Intelligence Section – all British Battalions included a number of personnel to undertake intelligence duties under the direction of the unit Intelligence Officer. They were normally part of Battalion HQ, but in this case formed a separate section.
Signals Platoon – served the same function as in the Infantry Battalion. It members were provided with 8 airborne bicycles to supplement their message carrying capabilities.
Mortar Platoon – the Mortar Platoon served four 3-inch mortars and provided the Battalion with its heaviest concentration of firepower.
Protective Section – this small group was armed with a pair of Bren guns and an anti-tank rifle to provide the vulnerable HQ detachment with some support.
Administrative Platoon – as with the Infantry, the Admin Platoon collected the various tradesmen and attached personnel needed to support the unit in non-combat areas.

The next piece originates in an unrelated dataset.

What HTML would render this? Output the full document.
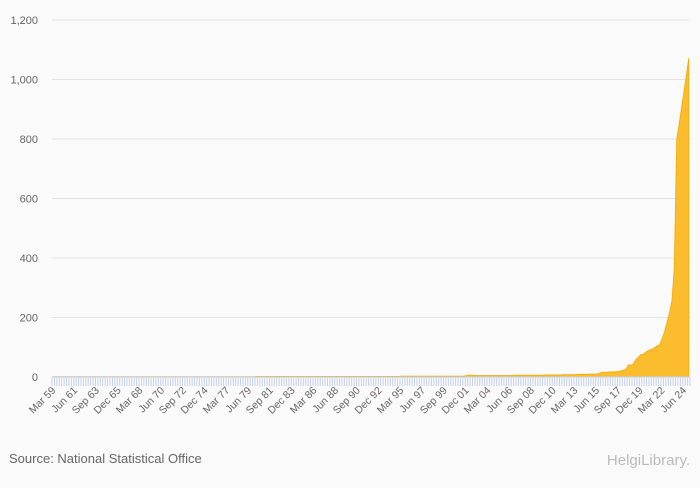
<!DOCTYPE html>
<html><head><meta charset="utf-8"><style>
body{margin:0;background:#fafafa;font-family:"Liberation Sans",sans-serif;}
#c{position:relative;width:700px;height:483px;background:#fafafa;}
</style></head><body>
<div id="c">
<svg id="s" width="700" height="483"></svg>
</div>
<script>
const startYear = 1959;
const yTicks = [0,200,400,600,800,1000,1200];
const yTickLabels = ["0","200","400","600","800","1,000","1,200"];
const qNames = ["Mar","Jun","Sep","Dec"];
const early = [
1,1,1,1, 1,1,1,1, 1,1,1,1, 1,1,1,1, 1,1,1,1, 1,1,1,1, 1,1,1,1, 1,1,1,1, 1,1,1,1, 1,1,1,1,
1,1,1,1, 1,1,1,1, 1,1,1,1, 1,1,1,1, 1,1,1,1, 1,1,1,1, 1,1,1,1, 1,1,1,1, 1,1,1,1, 1,1,1,1,
1,1,1,1, 2,2,2,2, 2,2,2,2, 2,2,2,2, 2,2,2,2, 2,2,2,2, 2,2,2,2, 2,2,2,2, 2,2,2,2, 2,2,2,2,
2,2,2,2, 2,2,2,2, 2,2,2,2, 2,2,2,2, 2,2,2,2, 2,2,2,2, 3,3,3,3, 3,3,3,3, 3,3,3,3, 3,3,3,3,
3,3,3,3, 3,3,3,3, 3,3,3,5];
const late = [
6,6,5,5, 5,5,5,5, 5,5,5,5, 5,5,5,5, 5,5,5,6, 6,6,6,6, 6,6,6,6, 6,6,6,7, 7,7,7,7, 7,7,7,8,
8,8,8,8, 8,9,9,9, 9,9,10,10, 10,10,12,16, 16,16,17,17, 17,18,19,21, 23,26,41,40, 43,58,65,75,
76,82,88,91, 94,100,105,109, 130,153,185,215, 255,367,800,850, 905,960,1015,1072];
const values = early.concat(late);

const NS="http://www.w3.org/2000/svg";
const svg=document.getElementById('s');
const X0=52,X1=690,Y0=377,Y1=20,YMAX=1200;
const n=values.length, step=(X1-X0)/n;
const xq=i=>X0+(i+0.5)*step;
const yv=v=>Y0-(v/YMAX)*(Y0-Y1);
function mk(t,a){const e=document.createElementNS(NS,t);for(const k in a)e.setAttribute(k,a[k]);svg.appendChild(e);return e;}

yTicks.forEach((v,i)=>{
  if(v>0){const g=mk('line',{x1:X0,x2:X1,y1:yv(v),y2:yv(v),stroke:'#e3e3e3','stroke-width':1});
  
  }
  const t=mk('text',{x:38,y:yv(v)+4,'text-anchor':'end','font-size':11,fill:'#666'});
  t.textContent=yTickLabels[i];
  
  
});

let d='M'+xq(0)+','+Y0;
values.forEach((v,i)=>{d+=' L'+xq(i).toFixed(2)+','+yv(v).toFixed(2);});
d+=' L'+xq(n-1)+','+Y0+' Z';
const area=mk('path',{d:d,fill:'#fbbc2e',stroke:'#f5aa00','stroke-width':0.8});



for(let i=0;i<=n;i++){
  const tk=mk('line',{x1:X0+i*step,x2:X0+i*step,y1:Y0,y2:Y0+9,stroke:'#c5d3ec','stroke-width':1});
  
  
}
const ax=mk('line',{x1:X0,x2:X1,y1:Y0,y2:Y0,stroke:'#c5d3ec','stroke-width':1});



for(let i=0;i<n;i+=9){
  const yr=startYear+Math.floor(i/4), q=i%4;
  const lbl=qNames[q]+' '+String(yr%100).padStart(2,'0');
  const x=xq(i)+3,y=Y0+14;
  const t=mk('text',{x:x,y:y,'text-anchor':'end','font-size':10.5,fill:'#666',transform:'rotate(-45 '+x+' '+y+')'});
  t.textContent=lbl;
  
  
}

const src=mk('text',{x:9,y:463,'font-size':13,fill:'#666'});
src.textContent='Source: National Statistical Office';


const logo=mk('text',{x:690,y:465,'text-anchor':'end','font-size':15,fill:'#bbb'});
logo.textContent='HelgiLibrary.';


</script>
</body></html>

It also included a decent sized motor pool which unfortunately could not be taken into action.
The Rifle Company – the early Rifle Companies contained several unusual aspects, eventually becoming much like the Infantry equivalent, but on closer inspection there were a number of notable differences. However, the basis remained the ten man Rifle Section.
The Parachute Section was a much more powerful unit than the Infantry version. As a reflection of the need for it to act more independently it was commanded by a Sergeant, with a Corporal as his second-in-command. The overall layout remained seemingly as a Section Commander, six man rifle group and three man gun group. It was in the firepower department the differences really showed. Throughout the war, the gun group served a single Bren light machine gun, but added to this was the stripped down airborne version of the 2-inch mortar, which was much lighter than the standard model. Crucially though, the 1942 tables state each 2-inch mortarman carried just six rounds for his weapon, all of which were smoke.
There were sufficient Lance-corporals for one per Section. The Section carried two pistols, .45 cal US issue Colts, two Sten guns and six rifles. The pistols no doubt armed the mortarman and Bren gunner, though it would suggest the former actually adopted a Sten. The Sergeant would then carry one of the Sten guns, the Corporal the other and the balance rifles. Each Section also had a grenade discharger cup for one rifle, but these fell out by mid-war.
The Platoon comprised three such Sections, plus a small Headquarters element. The 1st or 2nd Lieutenant, Sergeant, Batman and runner were all carried over from the Infantry. However, the issue of a 2-inch mortar to each Rifle Section meant there was no need for a further team at HQ, reducing strength to thirty four all ranks. Each Platoon initially had a Boys anti-tank rifle. The Officer was provided with a pistol, the Sergeant a Sten, the two men each a rifle.
The three Platoons served under a small Company HQ, commanded by a Major with a Captain as his second-in-command. Added to the usual NCOs and runners were three attached medics. During 1942-1943, each Company also had some additional fire support elements. The most important of these was a pair of 3-inch mortars. The Anti-tank Section is one of those curiosities these tables can throw up. Each Section was supposed to serve a single weapon called a Smith gun.
The issue of personal weapons to the Battalion is worthy of comment. Each Parachute Battalion was provided a ‘pool reserve’ of Sten guns. In the 1942 tables this was massive 429 weapons. That was sufficient for at least every other man to be so armed. Rifle Section commanders were normally armed with the Sten, but how many others in his unit were similarly so is impossible to determine and likely varied widely within the Battalion.
The above organization was used by Parachute Battalions in their first major actions in North Africa and during the invasion of Italy. It proved reliable enough to undergo only minor amendments in preparation for the Normandy campaign.